• **Data excerpt**
- - - - -
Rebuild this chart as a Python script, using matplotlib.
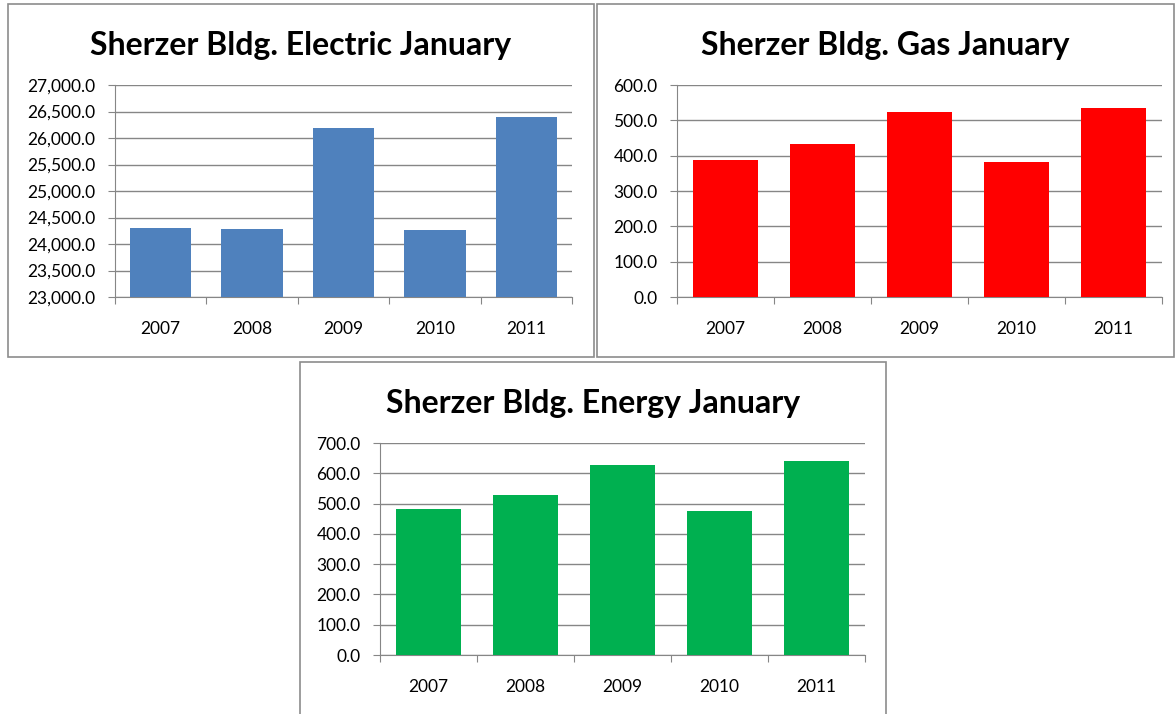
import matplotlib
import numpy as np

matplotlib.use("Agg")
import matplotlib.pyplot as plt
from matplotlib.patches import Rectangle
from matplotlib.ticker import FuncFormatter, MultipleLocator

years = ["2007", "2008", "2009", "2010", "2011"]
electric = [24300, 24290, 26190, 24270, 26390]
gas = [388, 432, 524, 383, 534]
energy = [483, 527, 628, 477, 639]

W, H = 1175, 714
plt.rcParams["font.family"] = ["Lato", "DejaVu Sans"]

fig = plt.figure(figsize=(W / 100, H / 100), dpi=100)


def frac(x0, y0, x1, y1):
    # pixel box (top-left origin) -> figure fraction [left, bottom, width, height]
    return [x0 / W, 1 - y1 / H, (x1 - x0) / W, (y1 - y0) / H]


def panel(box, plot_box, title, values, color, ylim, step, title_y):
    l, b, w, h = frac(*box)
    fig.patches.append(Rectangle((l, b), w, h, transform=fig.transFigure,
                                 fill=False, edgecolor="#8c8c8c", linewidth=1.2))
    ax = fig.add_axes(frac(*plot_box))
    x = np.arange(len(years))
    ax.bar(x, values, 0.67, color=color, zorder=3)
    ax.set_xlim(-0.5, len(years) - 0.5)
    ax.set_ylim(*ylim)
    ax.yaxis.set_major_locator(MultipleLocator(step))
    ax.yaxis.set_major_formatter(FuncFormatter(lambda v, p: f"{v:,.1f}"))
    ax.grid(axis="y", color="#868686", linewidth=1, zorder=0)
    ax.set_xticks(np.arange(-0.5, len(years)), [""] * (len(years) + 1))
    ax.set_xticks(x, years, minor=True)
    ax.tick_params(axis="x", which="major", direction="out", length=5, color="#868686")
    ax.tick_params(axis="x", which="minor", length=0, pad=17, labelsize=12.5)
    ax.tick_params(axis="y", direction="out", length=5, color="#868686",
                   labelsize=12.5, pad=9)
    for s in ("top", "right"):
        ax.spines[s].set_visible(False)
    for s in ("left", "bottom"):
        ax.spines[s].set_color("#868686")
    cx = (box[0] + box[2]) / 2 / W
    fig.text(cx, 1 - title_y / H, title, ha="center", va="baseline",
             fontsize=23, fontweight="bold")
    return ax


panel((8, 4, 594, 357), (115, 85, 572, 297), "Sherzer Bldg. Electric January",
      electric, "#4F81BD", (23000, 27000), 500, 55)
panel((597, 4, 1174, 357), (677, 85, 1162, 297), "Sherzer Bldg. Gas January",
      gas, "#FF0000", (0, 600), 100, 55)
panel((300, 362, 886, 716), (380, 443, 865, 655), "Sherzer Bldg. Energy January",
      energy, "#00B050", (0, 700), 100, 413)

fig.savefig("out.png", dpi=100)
- - - - -
• **Objective**
Write out again, exactly, the lines from the start of the listing up to the line containing "return [x0 /", with both ends and without pictures.

• **Correct response**
Rebuild this chart as a Python script, using matplotlib.
import matplotlib
import numpy as np

matplotlib.use("Agg")
import matplotlib.pyplot as plt
from matplotlib.patches import Rectangle
from matplotlib.ticker import FuncFormatter, MultipleLocator

years = ["2007", "2008", "2009", "2010", "2011"]
electric = [24300, 24290, 26190, 24270, 26390]
gas = [388, 432, 524, 383, 534]
energy = [483, 527, 628, 477, 639]

W, H = 1175, 714
plt.rcParams["font.family"] = ["Lato", "DejaVu Sans"]

fig = plt.figure(figsize=(W / 100, H / 100), dpi=100)


def frac(x0, y0, x1, y1):
    # pixel box (top-left origin) -> figure fraction [left, bottom, width, height]
    return [x0 / W, 1 - y1 / H, (x1 - x0) / W, (y1 - y0) / H]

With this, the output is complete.